▸ DATASET CONTENT
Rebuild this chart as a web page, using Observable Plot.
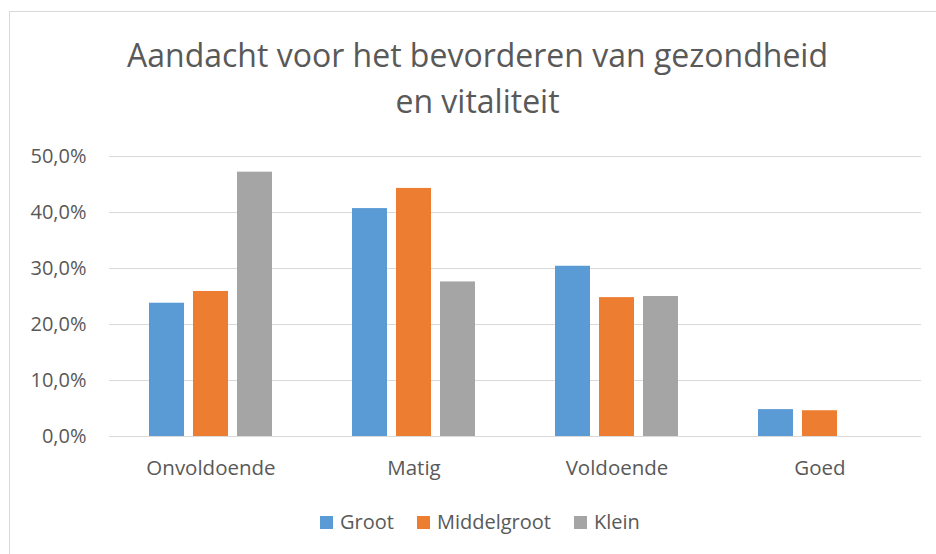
<!DOCTYPE html>
<html>
<head>
<meta charset="utf-8">
<script src="https://cdn.jsdelivr.net/npm/d3@7"></script>
<script src="https://cdn.jsdelivr.net/npm/@observablehq/plot@0.6"></script>
<style>
  html, body { margin: 0; padding: 0; background: #fff; }
  body { width: 936px; height: 554px; overflow: hidden; position: relative; font-family: 'Open Sans', sans-serif; }
  #border { position: absolute; left: 9px; top: 11px; width: 1000px; height: 1000px; border: 1px solid #d9d9d9; box-sizing: border-box; }
  #chart { position: absolute; left: 0; top: 0; }
  #title { position: absolute; left: 10px; width: 935px; top: 32px; text-align: center; font-size: 32px; line-height: 46px; font-weight: 400; color: #595959; z-index: 2; }
  #legend { position: absolute; left: 320px; top: 508px; display: flex; align-items: center; font-size: 20px; line-height: 28px; color: #595959; z-index: 2; }
  .item { display: flex; align-items: center; margin-right: 23px; }
  .sw { width: 13px; height: 13px; margin-right: 7px; }
</style>
</head>
<body>
<div id="border"></div>
<div id="chart"></div>
<div id="title">Aandacht voor het bevorderen van gezondheid<br>en vitaliteit</div>
<div id="legend"></div>
<script>
const categories = ["Onvoldoende", "Matig", "Voldoende", "Goed"];
const series = ["Groot", "Middelgroot", "Klein"];
const groot = [23.8, 40.7, 30.4, 4.8];
const middelgroot = [25.9, 44.3, 24.8, 4.6];
const klein = [47.2, 27.6, 25.0, 0];
const yTicks = [0, 10, 20, 30, 40, 50];
const colors = ["#5b9bd5", "#ed7d31", "#a5a5a5"];

const valuesBySeries = [groot, middelgroot, klein];
const rows = [];
series.forEach((s, si) => {
  categories.forEach((c, ci) => {
    rows.push({category: c, series: s, value: valuesBySeries[si][ci]});
  });
});

const fmt = d => d.toFixed(1).replace(".", ",") + "%";

const chart = Plot.plot({
  width: 936,
  height: 496,
  marginTop: 156,
  marginBottom: 60,
  marginLeft: 109,
  marginRight: 15,
  style: {background: "transparent", fontFamily: "'Open Sans', sans-serif", fontSize: "20px", color: "#595959"},
  fx: {domain: categories, padding: 0, axis: null},
  x: {domain: series, paddingInner: 0.2, paddingOuter: 0.9, axis: null},
  y: {domain: [0, 50], ticks: yTicks, tickFormat: fmt, tickSize: 0, tickPadding: 23, label: null},
  color: {domain: series, range: colors},
  marks: [
    Plot.ruleY(yTicks, {stroke: "#d9d9d9", strokeWidth: 1.2}),
    Plot.barY(rows, {fx: "category", x: "series", y: "value", fill: "series"}),
    Plot.axisFx({anchor: "bottom", tickSize: 0, tickPadding: 24, fontSize: 20.5, label: null})
  ]
});
document.getElementById("chart").appendChild(chart);

const legend = document.getElementById("legend");
series.forEach((s, i) => {
  const item = document.createElement("div");
  item.className = "item";
  const sw = document.createElement("div");
  sw.className = "sw";
  sw.style.background = colors[i];
  const t = document.createElement("span");
  t.textContent = s;
  item.appendChild(sw);
  item.appendChild(t);
  legend.appendChild(item);
});
</script>
</body>
</html>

▸ EXERCISE DETAILS
Omitting all pictures, restate exactly the lines of the material from its start through the line that contains "const fmt = d".

▸ CORRECT RESULT
Rebuild this chart as a web page, using Observable Plot.
<!DOCTYPE html>
<html>
<head>
<meta charset="utf-8">
<script src="https://cdn.jsdelivr.net/npm/d3@7"></script>
<script src="https://cdn.jsdelivr.net/npm/@observablehq/plot@0.6"></script>
<style>
  html, body { margin: 0; padding: 0; background: #fff; }
  body { width: 936px; height: 554px; overflow: hidden; position: relative; font-family: 'Open Sans', sans-serif; }
  #border { position: absolute; left: 9px; top: 11px; width: 1000px; height: 1000px; border: 1px solid #d9d9d9; box-sizing: border-box; }
  #chart { position: absolute; left: 0; top: 0; }
  #title { position: absolute; left: 10px; width: 935px; top: 32px; text-align: center; font-size: 32px; line-height: 46px; font-weight: 400; color: #595959; z-index: 2; }
  #legend { position: absolute; left: 320px; top: 508px; display: flex; align-items: center; font-size: 20px; line-height: 28px; color: #595959; z-index: 2; }
  .item { display: flex; align-items: center; margin-right: 23px; }
  .sw { width: 13px; height: 13px; margin-right: 7px; }
</style>
</head>
<body>
<div id="border"></div>
<div id="chart"></div>
<div id="title">Aandacht voor het bevorderen van gezondheid<br>en vitaliteit</div>
<div id="legend"></div>
<script>
const categories = ["Onvoldoende", "Matig", "Voldoende", "Goed"];
const series = ["Groot", "Middelgroot", "Klein"];
const groot = [23.8, 40.7, 30.4, 4.8];
const middelgroot = [25.9, 44.3, 24.8, 4.6];
const klein = [47.2, 27.6, 25.0, 0];
const yTicks = [0, 10, 20, 30, 40, 50];
const colors = ["#5b9bd5", "#ed7d31", "#a5a5a5"];

const valuesBySeries = [groot, middelgroot, klein];
const rows = [];
series.forEach((s, si) => {
  categories.forEach((c, ci) => {
    rows.push({category: c, series: s, value: valuesBySeries[si][ci]});
  });
});

const fmt = d => d.toFixed(1).replace(".", ",") + "%";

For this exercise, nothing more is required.